Let the critics say what they will about the acting and story line of the movie “Marie Antoinette.” What caught our eye was the luxurious sets.
The young Austrian who married Louis XVI and became queen of France was known for her fashion and nesting sense, and the movie, directed by Sofia Coppola, showcased both the gorgeous halls that the royal couple entertained in and the private quarters where the queen spent her downtime.
Although most of us don’t have a Hall of Mirrors in our own home, it is possible to live like a queen by adding a few touches of Marie Antoinette’s design signatures.
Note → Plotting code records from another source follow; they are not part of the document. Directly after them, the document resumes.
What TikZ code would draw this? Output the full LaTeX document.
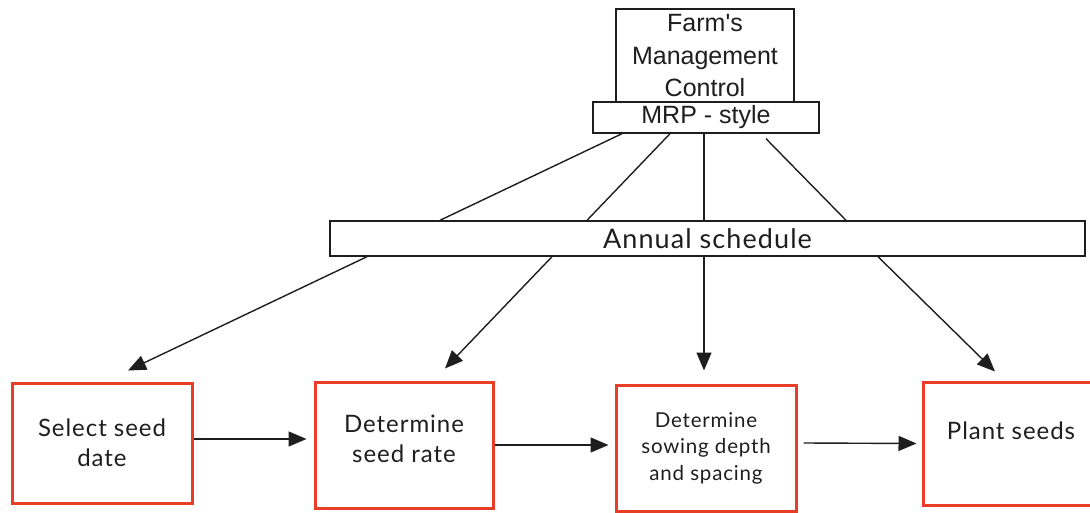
\documentclass[tikz,border=0pt]{standalone}
\usepackage{fontspec}
\newfontfamily\headfont{Liberation Sans}
\newfontfamily\boxfont{Lato}[LetterSpace=4]
\usetikzlibrary{arrows.meta}
\definecolor{boxred}{RGB}{232,62,40}
\definecolor{ink}{RGB}{30,30,30}
\tikzset{
  plainbox/.style={draw=ink, line width=1.4pt, fill=white, inner sep=0pt, align=center, text=ink},
  stepbox/.style={draw=boxred, line width=3pt, inner sep=0pt, align=center, text=ink,
    font=\boxfont\fontsize{24}{30.5}\selectfont},
  steptext/.style={text=ink, align=center, inner sep=0pt, font=\boxfont\fontsize{24}{30.5}\selectfont},
  link/.style={draw=ink, line width=1.4pt},
  flow/.style={link, -{Triangle[length=18pt,width=15pt]}}
}
\begin{document}
\begin{tikzpicture}[x=1pt,y=-1pt]
\useasboundingbox (0,0) rectangle (1090,513);
% management levels
\node[plainbox, minimum width=178pt, minimum height=94pt,
  font=\headfont\fontsize{25}{32.5}\selectfont] (farm) at (705,56) {Farm's\\Management\\Control};
\node[plainbox, minimum width=226pt, minimum height=31pt,
  font=\headfont\fontsize{25}{28}\selectfont] (mrp) at (706,117.5) {MRP - style};
\node[plainbox, minimum width=755pt, minimum height=35pt,
  font=\boxfont\fontsize{27}{30}\selectfont] (annual) at (707.5,238.5) {Annual schedule};
% operations
\node[stepbox, minimum width=180pt, minimum height=120pt] (sel) at (102,443) {Select seed\\date};
\node[stepbox, minimum width=178pt, minimum height=126pt] (rate) at (404,445) {};
\node[steptext] (ratelbl) at ([yshift=6pt]rate.center) {Determine\\seed rate};
\node[stepbox, minimum width=180pt, minimum height=126pt,
  font=\boxfont\fontsize{20.5}{26.5}\selectfont] (sow) at (706,448) {Determine\\sowing depth\\and spacing};
\node[stepbox, minimum width=170pt, minimum height=123pt] (plant) at (1008,443.5) {};
\node[steptext] (plantlbl) at (1011,431) {Plant seeds};
% MRP to annual schedule
\draw[link] ([xshift=-84pt]mrp.south) -- ([xshift=-267.5pt]annual.north);
\draw[link] ([xshift=-36pt]mrp.south) -- ([xshift=-120.5pt]annual.north);
\draw[link] ([xshift=-2pt]mrp.south) -- ([xshift=-3.5pt]annual.north);
\draw[link] ([xshift=60pt,yshift=-5pt]mrp.south) -- ([xshift=138.5pt]annual.north);
% annual schedule to operations
\draw[flow] ([xshift=-340.5pt]annual.south) -- ([xshift=26pt,yshift=11pt]sel.north);
\draw[flow] ([xshift=-155.5pt]annual.south) -- ([xshift=41pt,yshift=12pt]rate.north);
\draw[flow] ([xshift=-3.5pt]annual.south) -- ([xshift=-2pt,yshift=13pt]sow.north);
\draw[flow] ([xshift=170.5pt]annual.south) -- ([xshift=-13pt,yshift=9pt]plant.north);
% sequence of operations
\draw[flow] ([yshift=4pt]sel.east) -- ([xshift=-7pt,yshift=6pt]rate.west);
\draw[flow] (rate.east) -- ([xshift=-6pt,yshift=3pt]sow.west);
\draw[flow] ([xshift=6pt,yshift=5pt]sow.east) -- ([xshift=-5pt,yshift=0pt]plant.west);
\end{tikzpicture}
\end{document}
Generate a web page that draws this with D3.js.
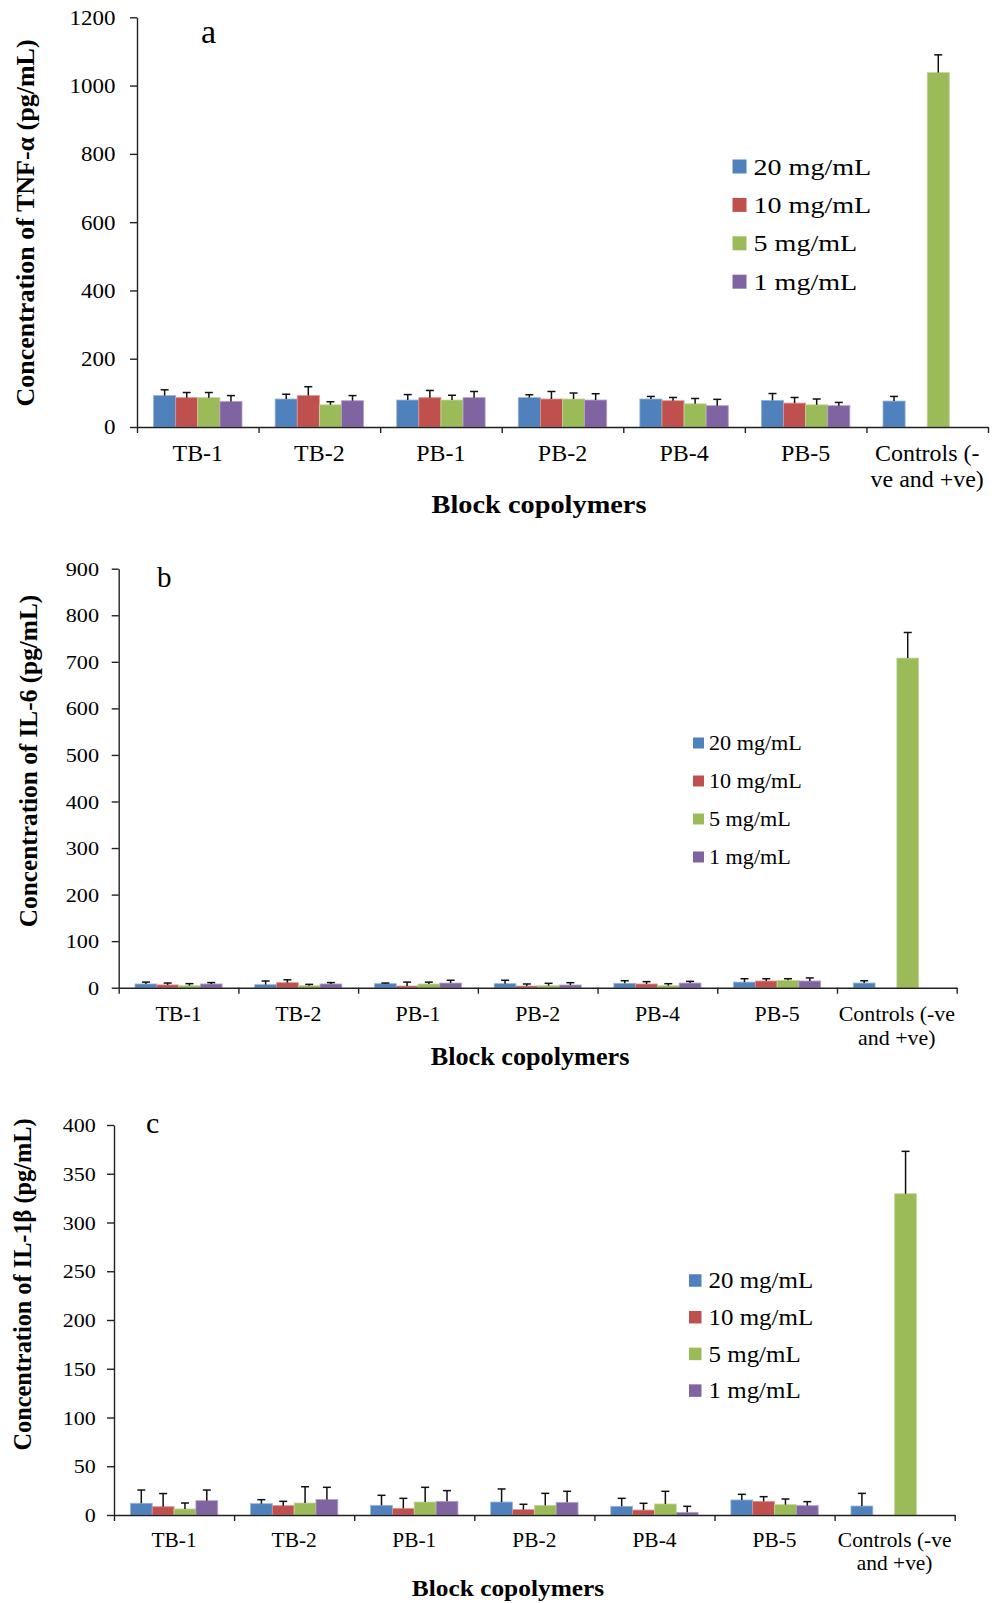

Kristen Brubaker, co-owner of Trouvé, a Phoenix boutique that carries antiques and gift items with a distinctively French flair, studied for a semester in college in France and lived less than a block from Versailles, the quarters of Marie Antoinette.
Brubaker fell in love with the amazing interiors of the royal home, and she now splits her time between her two stores — here and in California — and scouring the French countryside for beautiful pieces to sell at Trouvé.
Much of Marie Antoinette’s Versailles was looted and destroyed during the French Revolution, but over time, some of the rooms have been restored to look as they did when the young couple reigned. Last year, during a visit to France, Brubaker took a behind-the-scenes tour of the famous chateau.
“The movie really brought the whole period alive,” she says. “It was dead-on.”
She saw for herself the small rooms and tiny staircases that Marie Antoinette used when she wasn’t entertaining, and says pieces such as the Louis XVI-style reproduction chaise she has in her store are just the types of things the queen would have used in her daily life.
“She would get changed three and four times a day,” says Brubaker. “Can you imagine how exhausting that would have been? She would have a little couch to lie down on and rest in between all her entertaining.”
She says to look for a chaise, or fainting couch as they are sometimes called, that is small because it would have been made to the frame of a small woman. Also look for straight wooden legs, indicative of the Neoclassical style of the time, usually hand-carved with intricate designs.
Brubaker says you can integrate a few pieces of furniture and fabric without decorating your whole space by updating pieces to work with your existing decor. For example, pieces of vintage embroidery showcased in sleek frames add color and character to any room. Or, take a piece like the chaise and cover it in a modern linen, perfect for a large bathroom or even a walk-in closet.
A La Marie Antoinette
If you want to live like a queen, or specifically like Marie Antoinette, here are some things to consider:
Fabrics: Look for silk, especially silk damasks, which will add a rich look to your room. If you’re on a budget, try a throw pillow or an ottoman covered in this fabric. Wal-Mart has damask drapery panels in soft greens, pale blue and gold for $26.94 each. Marie Antoinette also decorated with Toile de Jouy, with typical patterns depicting the countryside and its people.
Lighting: If you have the budget, a rock crystal chandelier will instantly transform your room into a palace. If you don’t, try converting your existing lights to something softer by utilizing candles or pink light bulbs in place of harsher white bulbs.
Furniture: The furniture of the period is characterized by its straight legs, its symmetry and intricate carvings in the wood. Look for these details on consoles, chairs and settees. For more ideas on what to look for in furniture of the period, pick up Judith Miller’s “Decorative Arts: Style and Design From Classical to Contemporary” (DK Publishing, $50). It’s full of information on collectibles and antiques, and has a chapter on the Neoclassical period.
Colors: The palette of the chateau during Marie Antoinette’s time was soft. Look for pale pinks, salmons and blues in your fabric and paint choices. And think gilt: What royal couple wouldn’t want a little gold in their lives? You can try this look on picture frames and other small items by purchasing a product such as Liquid Leaf (Michael’s $4.99) and painting it on yourself.